WHAT YOU HAVE TO DO:
Retype all material exactly. Pictures stay out of the copy.
'''
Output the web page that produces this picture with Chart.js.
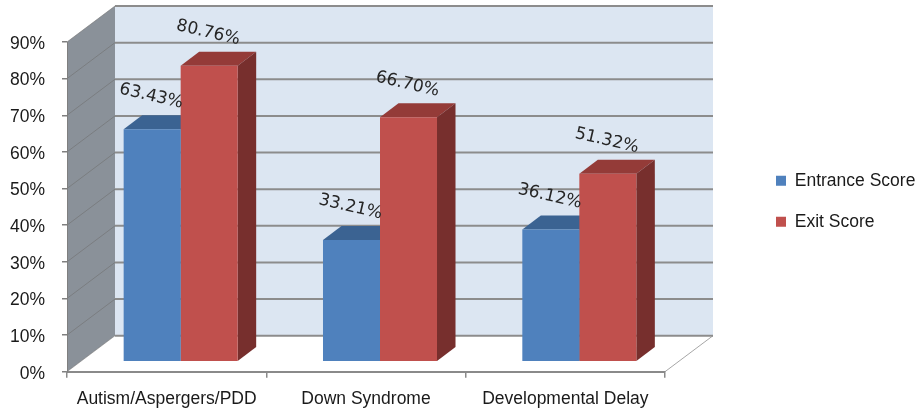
<!DOCTYPE html>
<html>
<head>
<meta charset="utf-8">
<script src="https://cdn.jsdelivr.net/npm/chart.js@4.4.1/dist/chart.umd.min.js"></script>
<style>
  html, body { margin: 0; padding: 0; background: #ffffff; }
  canvas { display: block; }
</style>
</head>
<body>
<canvas id="chart" width="919" height="417"></canvas>
<script>
// Program groups on the category axis
const categories = ['Autism/Aspergers/PDD', 'Down Syndrome', 'Developmental Delay'];
// Scores in percent
const entranceScores = [63.43, 33.21, 36.12];
const exitScores = [80.76, 66.70, 51.32];
const seriesNames = ['Entrance Score', 'Exit Score'];
// Value axis
const axisMin = 0;
const axisMax = 90;
const axisStep = 10;

const FONT = "'Liberation Sans', Arial, sans-serif";

// Projection of the box: depth of the walls, where the bars stand and how deep they are
const WALL_DX = 48, WALL_DY = -36;
const BAR_DX = 14, BAR_DY = -10;
const DEPTH_DX = 18.5, DEPTH_DY = -14;

// Shading of each series: front (dataset colour), top, side
const shades = [
  { top: '#3b6392', side: '#2f5078' },
  { top: '#943b38', side: '#772f2d' }
];

// Legend placement on the right side
const LEGEND_W = 254;
const LEGEND_BOX_X = 776;
const LEGEND_TOP = 148.5;

const box3d = {
  id: 'box3d',
  beforeLayout(chart) {
    const lg = chart.legend;
    if (lg && !lg._fixedWidth) {
      const fit = lg.fit;
      lg.fit = function () { fit.call(this); this.width = LEGEND_W; };
      lg._fixedWidth = true;
    }
  },
  afterLayout(chart) {
    const lg = chart.legend;
    if (lg) {
      lg.left = LEGEND_BOX_X - lg.options.labels.padding;
      lg.top = LEGEND_TOP;
    }
  },
  beforeDraw(chart) {
    const { ctx, chartArea } = chart;
    const ys = chart.scales.y;
    const L = chartArea.left, R = chartArea.right;
    const y0 = ys.getPixelForValue(axisMin);
    const yT = ys.getPixelForValue(axisMax);

    ctx.save();
    // side wall
    ctx.beginPath();
    ctx.moveTo(L, y0);
    ctx.lineTo(L + WALL_DX, y0 + WALL_DY);
    ctx.lineTo(L + WALL_DX, yT + WALL_DY);
    ctx.lineTo(L, yT);
    ctx.closePath();
    ctx.fillStyle = '#8a9199';
    ctx.fill();

    // back wall
    ctx.fillStyle = '#dce6f2';
    ctx.fillRect(L + WALL_DX, yT + WALL_DY, R - L, y0 - yT);

    // floor
    ctx.beginPath();
    ctx.moveTo(L, y0);
    ctx.lineTo(R, y0);
    ctx.lineTo(R + WALL_DX, y0 + WALL_DY);
    ctx.lineTo(L + WALL_DX, y0 + WALL_DY);
    ctx.closePath();
    ctx.fillStyle = '#ffffff';
    ctx.fill();
    ctx.strokeStyle = '#a6a6a6';
    ctx.lineWidth = 1;
    ctx.beginPath();
    ctx.moveTo(R, y0);
    ctx.lineTo(R + WALL_DX, y0 + WALL_DY);
    ctx.stroke();

    // gridlines on the side wall and on the back wall
    ys.ticks.forEach(t => {
      const y = ys.getPixelForValue(t.value);
      ctx.strokeStyle = 'rgba(112,112,112,0.6)';
      ctx.lineWidth = 1;
      ctx.beginPath();
      ctx.moveTo(L, y);
      ctx.lineTo(L + WALL_DX, y + WALL_DY);
      ctx.stroke();
      ctx.strokeStyle = '#8c8c8c';
      ctx.lineWidth = 2;
      ctx.beginPath();
      ctx.moveTo(L + WALL_DX, y + WALL_DY);
      ctx.lineTo(R + WALL_DX, y + WALL_DY);
      ctx.stroke();
    });
    ctx.restore();
  },
  beforeDatasetsDraw(chart) {
    const { ctx } = chart;
    ctx.save();
    ctx.translate(BAR_DX, BAR_DY);
    chart.data.datasets.forEach((ds, di) => {
      const meta = chart.getDatasetMeta(di);
      meta.data.forEach(bar => {
        const { x, y, base, width } = bar.getProps(['x', 'y', 'base', 'width'], true);
        const l = x - width / 2, r = x + width / 2;
        // top face
        ctx.beginPath();
        ctx.moveTo(l, y);
        ctx.lineTo(r, y);
        ctx.lineTo(r + DEPTH_DX, y + DEPTH_DY);
        ctx.lineTo(l + DEPTH_DX, y + DEPTH_DY);
        ctx.closePath();
        ctx.fillStyle = shades[di].top;
        ctx.fill();
        // right side face
        ctx.beginPath();
        ctx.moveTo(r, y);
        ctx.lineTo(r + DEPTH_DX, y + DEPTH_DY);
        ctx.lineTo(r + DEPTH_DX, base + DEPTH_DY);
        ctx.lineTo(r, base);
        ctx.closePath();
        ctx.fillStyle = shades[di].side;
        ctx.fill();
      });
    });
  },
  afterDatasetsDraw(chart) {
    const { ctx } = chart;
    ctx.font = "17px 'DejaVu Sans', Verdana, sans-serif";
    ctx.fillStyle = '#262626';
    ctx.textAlign = 'center';
    ctx.textBaseline = 'middle';
    chart.data.datasets.forEach((ds, di) => {
      const meta = chart.getDatasetMeta(di);
      meta.data.forEach((bar, i) => {
        const { x, y } = bar.getProps(['x', 'y'], true);
        ctx.save();
        ctx.translate(x - 1, y - 33);
        ctx.rotate(13 * Math.PI / 180);
        ctx.fillText(ds.data[i].toFixed(2) + '%', 0, 0);
        ctx.restore();
      });
    });
    ctx.restore();
  }
};

new Chart(document.getElementById('chart'), {
  type: 'bar',
  data: {
    labels: categories,
    datasets: [
      { label: seriesNames[0], data: entranceScores, backgroundColor: '#4f81bd', borderWidth: 0, clip: false },
      { label: seriesNames[1], data: exitScores, backgroundColor: '#c0504d', borderWidth: 0, clip: false }
    ]
  },
  options: {
    responsive: false,
    animation: false,
    devicePixelRatio: 1,
    categoryPercentage: 0.572,
    barPercentage: 1.0,
    layout: { padding: { top: 42, left: 0, right: 0, bottom: 0 } },
    plugins: {
      legend: {
        position: 'right',
        align: 'start',
        labels: {
          boxWidth: 10,
          boxHeight: 10,
          padding: 23.5,
          color: '#1a1a1a',
          font: { family: FONT, size: 17.5 }
        }
      },
      tooltip: { enabled: false }
    },
    scales: {
      x: {
        grid: { display: true, drawOnChartArea: false, drawTicks: true, tickLength: 6, offset: true, color: '#8a8a8a', lineWidth: 1.5 },
        border: { display: true, color: '#8a8a8a', width: 2 },
        ticks: { color: '#1a1a1a', font: { family: FONT, size: 17.5 }, padding: 11, maxRotation: 0, autoSkip: false },
        afterFit(scale) { scale.height = 45.3; }
      },
      y: {
        min: axisMin,
        max: axisMax,
        ticks: {
          stepSize: axisStep,
          color: '#1a1a1a',
          font: { family: FONT, size: 17.5 },
          padding: 17,
          labelOffset: 2,
          callback: v => v + '%'
        },
        grid: { drawOnChartArea: false, drawTicks: true, tickLength: 5, color: '#7f7f7f', lineWidth: 1.5 },
        border: { display: true, color: '#7f7f7f', width: 1 },
        afterFit(scale) { scale.width = 67; }
      }
    }
  },
  plugins: [box3d]
});
</script>
</body>
</html>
'''
REPLY:
Output the web page that produces this picture with Chart.js.
<!DOCTYPE html>
<html>
<head>
<meta charset="utf-8">
<script src="https://cdn.jsdelivr.net/npm/chart.js@4.4.1/dist/chart.umd.min.js"></script>
<style>
  html, body { margin: 0; padding: 0; background: #ffffff; }
  canvas { display: block; }
</style>
</head>
<body>
<canvas id="chart" width="919" height="417"></canvas>
<script>
// Program groups on the category axis
const categories = ['Autism/Aspergers/PDD', 'Down Syndrome', 'Developmental Delay'];
// Scores in percent
const entranceScores = [63.43, 33.21, 36.12];
const exitScores = [80.76, 66.70, 51.32];
const seriesNames = ['Entrance Score', 'Exit Score'];
// Value axis
const axisMin = 0;
const axisMax = 90;
const axisStep = 10;

const FONT = "'Liberation Sans', Arial, sans-serif";

// Projection of the box: depth of the walls, where the bars stand and how deep they are
const WALL_DX = 48, WALL_DY = -36;
const BAR_DX = 14, BAR_DY = -10;
const DEPTH_DX = 18.5, DEPTH_DY = -14;

// Shading of each series: front (dataset colour), top, side
const shades = [
  { top: '#3b6392', side: '#2f5078' },
  { top: '#943b38', side: '#772f2d' }
];

// Legend placement on the right side
const LEGEND_W = 254;
const LEGEND_BOX_X = 776;
const LEGEND_TOP = 148.5;

const box3d = {
  id: 'box3d',
  beforeLayout(chart) {
    const lg = chart.legend;
    if (lg && !lg._fixedWidth) {
      const fit = lg.fit;
      lg.fit = function () { fit.call(this); this.width = LEGEND_W; };
      lg._fixedWidth = true;
    }
  },
  afterLayout(chart) {
    const lg = chart.legend;
    if (lg) {
      lg.left = LEGEND_BOX_X - lg.options.labels.padding;
      lg.top = LEGEND_TOP;
    }
  },
  beforeDraw(chart) {
    const { ctx, chartArea } = chart;
    const ys = chart.scales.y;
    const L = chartArea.left, R = chartArea.right;
    const y0 = ys.getPixelForValue(axisMin);
    const yT = ys.getPixelForValue(axisMax);

    ctx.save();
    // side wall
    ctx.beginPath();
    ctx.moveTo(L, y0);
    ctx.lineTo(L + WALL_DX, y0 + WALL_DY);
    ctx.lineTo(L + WALL_DX, yT + WALL_DY);
    ctx.lineTo(L, yT);
    ctx.closePath();
    ctx.fillStyle = '#8a9199';
    ctx.fill();

    // back wall
    ctx.fillStyle = '#dce6f2';
    ctx.fillRect(L + WALL_DX, yT + WALL_DY, R - L, y0 - yT);

    // floor
    ctx.beginPath();
    ctx.moveTo(L, y0);
    ctx.lineTo(R, y0);
    ctx.lineTo(R + WALL_DX, y0 + WALL_DY);
    ctx.lineTo(L + WALL_DX, y0 + WALL_DY);
    ctx.closePath();
    ctx.fillStyle = '#ffffff';
    ctx.fill();
    ctx.strokeStyle = '#a6a6a6';
    ctx.lineWidth = 1;
    ctx.beginPath();
    ctx.moveTo(R, y0);
    ctx.lineTo(R + WALL_DX, y0 + WALL_DY);
    ctx.stroke();

    // gridlines on the side wall and on the back wall
    ys.ticks.forEach(t => {
      const y = ys.getPixelForValue(t.value);
      ctx.strokeStyle = 'rgba(112,112,112,0.6)';
      ctx.lineWidth = 1;
      ctx.beginPath();
      ctx.moveTo(L, y);
      ctx.lineTo(L + WALL_DX, y + WALL_DY);
      ctx.stroke();
      ctx.strokeStyle = '#8c8c8c';
      ctx.lineWidth = 2;
      ctx.beginPath();
      ctx.moveTo(L + WALL_DX, y + WALL_DY);
      ctx.lineTo(R + WALL_DX, y + WALL_DY);
      ctx.stroke();
    });
    ctx.restore();
  },
  beforeDatasetsDraw(chart) {
    const { ctx } = chart;
    ctx.save();
    ctx.translate(BAR_DX, BAR_DY);
    chart.data.datasets.forEach((ds, di) => {
      const meta = chart.getDatasetMeta(di);
      meta.data.forEach(bar => {
        const { x, y, base, width } = bar.getProps(['x', 'y', 'base', 'width'], true);
        const l = x - width / 2, r = x + width / 2;
        // top face
        ctx.beginPath();
        ctx.moveTo(l, y);
        ctx.lineTo(r, y);
        ctx.lineTo(r + DEPTH_DX, y + DEPTH_DY);
        ctx.lineTo(l + DEPTH_DX, y + DEPTH_DY);
        ctx.closePath();
        ctx.fillStyle = shades[di].top;
        ctx.fill();
        // right side face
        ctx.beginPath();
        ctx.moveTo(r, y);
        ctx.lineTo(r + DEPTH_DX, y + DEPTH_DY);
        ctx.lineTo(r + DEPTH_DX, base + DEPTH_DY);
        ctx.lineTo(r, base);
        ctx.closePath();
        ctx.fillStyle = shades[di].side;
        ctx.fill();
      });
    });
  },
  afterDatasetsDraw(chart) {
    const { ctx } = chart;
    ctx.font = "17px 'DejaVu Sans', Verdana, sans-serif";
    ctx.fillStyle = '#262626';
    ctx.textAlign = 'center';
    ctx.textBaseline = 'middle';
    chart.data.datasets.forEach((ds, di) => {
      const meta = chart.getDatasetMeta(di);
      meta.data.forEach((bar, i) => {
        const { x, y } = bar.getProps(['x', 'y'], true);
        ctx.save();
        ctx.translate(x - 1, y - 33);
        ctx.rotate(13 * Math.PI / 180);
        ctx.fillText(ds.data[i].toFixed(2) + '%', 0, 0);
        ctx.restore();
      });
    });
    ctx.restore();
  }
};

new Chart(document.getElementById('chart'), {
  type: 'bar',
  data: {
    labels: categories,
    datasets: [
      { label: seriesNames[0], data: entranceScores, backgroundColor: '#4f81bd', borderWidth: 0, clip: false },
      { label: seriesNames[1], data: exitScores, backgroundColor: '#c0504d', borderWidth: 0, clip: false }
    ]
  },
  options: {
    responsive: false,
    animation: false,
    devicePixelRatio: 1,
    categoryPercentage: 0.572,
    barPercentage: 1.0,
    layout: { padding: { top: 42, left: 0, right: 0, bottom: 0 } },
    plugins: {
      legend: {
        position: 'right',
        align: 'start',
        labels: {
          boxWidth: 10,
          boxHeight: 10,
          padding: 23.5,
          color: '#1a1a1a',
          font: { family: FONT, size: 17.5 }
        }
      },
      tooltip: { enabled: false }
    },
    scales: {
      x: {
        grid: { display: true, drawOnChartArea: false, drawTicks: true, tickLength: 6, offset: true, color: '#8a8a8a', lineWidth: 1.5 },
        border: { display: true, color: '#8a8a8a', width: 2 },
        ticks: { color: '#1a1a1a', font: { family: FONT, size: 17.5 }, padding: 11, maxRotation: 0, autoSkip: false },
        afterFit(scale) { scale.height = 45.3; }
      },
      y: {
        min: axisMin,
        max: axisMax,
        ticks: {
          stepSize: axisStep,
          color: '#1a1a1a',
          font: { family: FONT, size: 17.5 },
          padding: 17,
          labelOffset: 2,
          callback: v => v + '%'
        },
        grid: { drawOnChartArea: false, drawTicks: true, tickLength: 5, color: '#7f7f7f', lineWidth: 1.5 },
        border: { display: true, color: '#7f7f7f', width: 1 },
        afterFit(scale) { scale.width = 67; }
      }
    }
  },
  plugins: [box3d]
});
</script>
</body>
</html>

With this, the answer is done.